The Jivanmukta on exhaustion of the Prarabdha karma attains Videha mukti (freedom from the body) at death and becomes one with Brahman. At the time of death the functions of the organs (Speech etc.) are merged in the mind (Brahma Sutras IV.ii.1). Then the mind is merged in Prana, and the Prana (the vital force) gets merged in the Jiva (the individual Soul) (Brahma Sutras IV.ii.3-4). This mode of departure is common for both the knower of the Saguna Brahman and the ignorant up to the beginning of their ways leading to immortality because it is something pertaining to this life. The subtle body lasts up to the attainment of Brahman. Pranas of the knower of the Nirguna Brahman do not depart from the individual soul, the soul passes out of the body with the Pranas which become merged in Brahman, and absolute non-distinction with Brahman takes place – अविभागः, वचनात् (Brahma Sutras IV.ii.16). The soul of the knower of the Saguna Brahman comes to the heart at the time of death and thence goes out through the Susumna; it then follows the rays of the sun after death and goes to Brahmaloka – रश्म्यनुसारी (Brahma Sutras VI.ii.18). The texts refer to different paths and give their descriptions but Badarayana tells us that they refer to and give only different particulars of the same path – अर्चिरादिना, तत्प्रथितेः (Brahma Sutras IV.iii.1)

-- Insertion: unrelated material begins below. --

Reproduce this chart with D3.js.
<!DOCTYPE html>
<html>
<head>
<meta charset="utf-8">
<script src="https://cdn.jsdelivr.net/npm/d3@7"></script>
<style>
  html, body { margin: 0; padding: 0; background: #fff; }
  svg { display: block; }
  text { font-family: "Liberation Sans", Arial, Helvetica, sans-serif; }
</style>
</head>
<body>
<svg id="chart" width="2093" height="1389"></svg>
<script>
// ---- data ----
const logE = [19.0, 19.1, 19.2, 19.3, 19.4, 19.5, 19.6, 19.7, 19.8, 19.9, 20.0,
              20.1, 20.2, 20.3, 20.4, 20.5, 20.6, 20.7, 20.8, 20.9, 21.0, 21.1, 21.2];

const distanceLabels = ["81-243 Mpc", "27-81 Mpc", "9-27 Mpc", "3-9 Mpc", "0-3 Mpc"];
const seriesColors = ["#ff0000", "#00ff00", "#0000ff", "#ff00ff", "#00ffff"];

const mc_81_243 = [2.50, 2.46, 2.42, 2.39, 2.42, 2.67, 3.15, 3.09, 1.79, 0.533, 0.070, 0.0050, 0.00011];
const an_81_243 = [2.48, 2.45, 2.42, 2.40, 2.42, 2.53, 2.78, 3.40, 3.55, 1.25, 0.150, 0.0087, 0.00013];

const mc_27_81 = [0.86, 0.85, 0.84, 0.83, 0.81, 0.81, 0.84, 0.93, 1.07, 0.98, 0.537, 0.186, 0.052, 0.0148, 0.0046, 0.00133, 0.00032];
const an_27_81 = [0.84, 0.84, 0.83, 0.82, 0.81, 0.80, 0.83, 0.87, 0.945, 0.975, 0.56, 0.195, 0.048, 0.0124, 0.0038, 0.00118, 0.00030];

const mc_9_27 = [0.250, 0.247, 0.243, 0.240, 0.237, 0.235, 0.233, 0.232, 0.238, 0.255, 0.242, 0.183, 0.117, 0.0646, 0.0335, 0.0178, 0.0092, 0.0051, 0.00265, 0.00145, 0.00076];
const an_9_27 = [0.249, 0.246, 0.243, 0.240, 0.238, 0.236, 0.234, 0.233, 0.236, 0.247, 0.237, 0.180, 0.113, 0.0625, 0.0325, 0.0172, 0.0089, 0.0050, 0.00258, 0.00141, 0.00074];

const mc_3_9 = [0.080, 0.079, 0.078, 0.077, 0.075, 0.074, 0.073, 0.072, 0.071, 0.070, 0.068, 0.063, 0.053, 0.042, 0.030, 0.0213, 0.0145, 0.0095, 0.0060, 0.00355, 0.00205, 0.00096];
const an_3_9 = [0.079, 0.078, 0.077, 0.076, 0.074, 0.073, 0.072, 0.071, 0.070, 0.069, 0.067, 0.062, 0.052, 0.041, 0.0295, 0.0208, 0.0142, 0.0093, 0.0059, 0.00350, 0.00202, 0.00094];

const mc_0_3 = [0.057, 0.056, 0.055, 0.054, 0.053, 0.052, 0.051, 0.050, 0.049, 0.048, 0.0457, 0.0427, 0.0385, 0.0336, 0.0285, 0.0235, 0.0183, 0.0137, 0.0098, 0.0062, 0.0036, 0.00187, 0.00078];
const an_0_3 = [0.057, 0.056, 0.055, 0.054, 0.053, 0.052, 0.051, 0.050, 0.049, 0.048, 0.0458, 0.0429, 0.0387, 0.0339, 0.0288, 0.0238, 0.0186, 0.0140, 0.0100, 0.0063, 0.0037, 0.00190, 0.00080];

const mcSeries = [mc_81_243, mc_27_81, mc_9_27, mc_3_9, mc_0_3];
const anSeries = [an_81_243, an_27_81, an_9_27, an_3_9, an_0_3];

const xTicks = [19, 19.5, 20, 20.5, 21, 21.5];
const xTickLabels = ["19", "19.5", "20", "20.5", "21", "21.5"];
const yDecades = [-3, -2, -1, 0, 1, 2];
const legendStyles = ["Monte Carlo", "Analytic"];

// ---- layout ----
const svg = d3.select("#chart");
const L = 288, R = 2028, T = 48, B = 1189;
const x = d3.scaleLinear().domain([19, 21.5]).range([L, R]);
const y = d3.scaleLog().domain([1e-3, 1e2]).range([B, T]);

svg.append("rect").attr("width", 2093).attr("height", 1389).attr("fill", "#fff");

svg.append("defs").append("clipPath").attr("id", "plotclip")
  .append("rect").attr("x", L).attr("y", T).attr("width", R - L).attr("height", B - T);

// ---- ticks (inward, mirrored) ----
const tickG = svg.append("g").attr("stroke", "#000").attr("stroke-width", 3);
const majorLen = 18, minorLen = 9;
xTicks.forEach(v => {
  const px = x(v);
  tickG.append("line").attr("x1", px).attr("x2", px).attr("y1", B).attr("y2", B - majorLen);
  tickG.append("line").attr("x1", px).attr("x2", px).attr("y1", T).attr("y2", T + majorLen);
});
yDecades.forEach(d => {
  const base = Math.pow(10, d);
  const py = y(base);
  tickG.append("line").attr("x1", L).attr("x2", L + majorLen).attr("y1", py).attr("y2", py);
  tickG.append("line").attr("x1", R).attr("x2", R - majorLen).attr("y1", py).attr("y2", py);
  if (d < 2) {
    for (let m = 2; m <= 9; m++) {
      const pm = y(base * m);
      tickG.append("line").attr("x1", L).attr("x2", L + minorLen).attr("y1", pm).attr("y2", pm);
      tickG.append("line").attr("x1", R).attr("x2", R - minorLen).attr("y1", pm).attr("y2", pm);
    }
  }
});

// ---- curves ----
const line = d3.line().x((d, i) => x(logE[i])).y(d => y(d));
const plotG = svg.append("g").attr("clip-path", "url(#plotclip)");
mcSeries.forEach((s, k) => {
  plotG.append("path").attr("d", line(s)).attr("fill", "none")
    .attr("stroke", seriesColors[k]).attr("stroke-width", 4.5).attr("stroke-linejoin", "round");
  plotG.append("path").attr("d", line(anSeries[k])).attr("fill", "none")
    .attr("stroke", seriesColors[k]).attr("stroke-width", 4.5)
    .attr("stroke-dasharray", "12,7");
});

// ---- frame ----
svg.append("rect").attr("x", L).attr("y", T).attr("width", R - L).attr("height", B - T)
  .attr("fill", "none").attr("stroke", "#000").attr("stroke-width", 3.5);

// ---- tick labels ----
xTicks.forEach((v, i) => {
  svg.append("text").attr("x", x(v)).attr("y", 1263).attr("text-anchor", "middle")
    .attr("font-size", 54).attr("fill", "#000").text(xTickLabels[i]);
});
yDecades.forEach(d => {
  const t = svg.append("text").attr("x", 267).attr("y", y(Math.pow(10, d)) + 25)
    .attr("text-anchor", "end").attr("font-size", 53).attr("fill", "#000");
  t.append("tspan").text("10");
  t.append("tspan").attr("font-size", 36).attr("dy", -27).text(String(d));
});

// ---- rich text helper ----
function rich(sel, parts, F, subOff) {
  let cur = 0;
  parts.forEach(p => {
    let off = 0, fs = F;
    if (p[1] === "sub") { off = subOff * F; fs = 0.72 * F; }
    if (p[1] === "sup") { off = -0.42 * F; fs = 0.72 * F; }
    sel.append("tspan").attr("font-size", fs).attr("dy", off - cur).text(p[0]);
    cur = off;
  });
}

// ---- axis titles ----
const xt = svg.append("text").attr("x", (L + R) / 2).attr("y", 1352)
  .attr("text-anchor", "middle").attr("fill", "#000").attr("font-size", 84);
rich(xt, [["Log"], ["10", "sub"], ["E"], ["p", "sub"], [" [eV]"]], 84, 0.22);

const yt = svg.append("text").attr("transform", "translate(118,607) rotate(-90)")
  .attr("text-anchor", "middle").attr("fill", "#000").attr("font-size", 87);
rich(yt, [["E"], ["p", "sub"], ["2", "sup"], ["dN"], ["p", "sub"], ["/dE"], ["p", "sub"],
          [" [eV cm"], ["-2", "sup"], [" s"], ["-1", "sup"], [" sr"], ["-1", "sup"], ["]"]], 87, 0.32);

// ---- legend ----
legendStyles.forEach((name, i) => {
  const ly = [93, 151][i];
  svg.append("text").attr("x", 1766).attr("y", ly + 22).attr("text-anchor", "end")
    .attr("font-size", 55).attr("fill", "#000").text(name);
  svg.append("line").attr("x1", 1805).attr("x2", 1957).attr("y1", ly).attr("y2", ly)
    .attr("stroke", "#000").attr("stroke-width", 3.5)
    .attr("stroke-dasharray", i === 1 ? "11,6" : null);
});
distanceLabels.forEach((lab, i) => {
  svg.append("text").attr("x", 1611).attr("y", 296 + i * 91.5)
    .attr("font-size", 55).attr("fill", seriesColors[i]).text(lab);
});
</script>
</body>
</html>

==Impersonal immortality==

Mundaka Upanishad (III.ii.6-9) states that at the supreme moment of final departure having become identified with the supreme Immortality (Brahman) they pure in mind become freed on every side. To their resources repair the fifteen constituents (of the body) and to their respective gods go all the gods (of the senses), and the karmas and the soul that stimulates the intellect, all become unified with the supreme Undecaying (परेऽव्यये). As rivers, flowing down, become indistinguishable on reaching the sea by giving up their names and forms, so also the illumined soul, having become freed from name and form, reaches the self-effulgent Purusa that is higher than the higher Immutable; this Self is not attained by one devoid of strength, nor through delusion, nor through knowledge unassociated with monasticism, but the Self of that knower, who strives through these means, enters into the abode that is Brahman (ब्रह्मधाम). This is absorption in divinity, this is the Doctrine of Impersonal Immortality. Kaushitaki Upanishad (I.4) tells us that when the soul comes to the Path of the Gods, the soul first goes to the world of Fire, then to the world of the Wind, to the world of Varuna, to that of the Sun, of Indra, of Prajapati, and finally to the world of Brahman. The soul knowing Brahman crosses the Ageless river merely by the motion of the mind and being free from good and free from evil moves towards Brahman.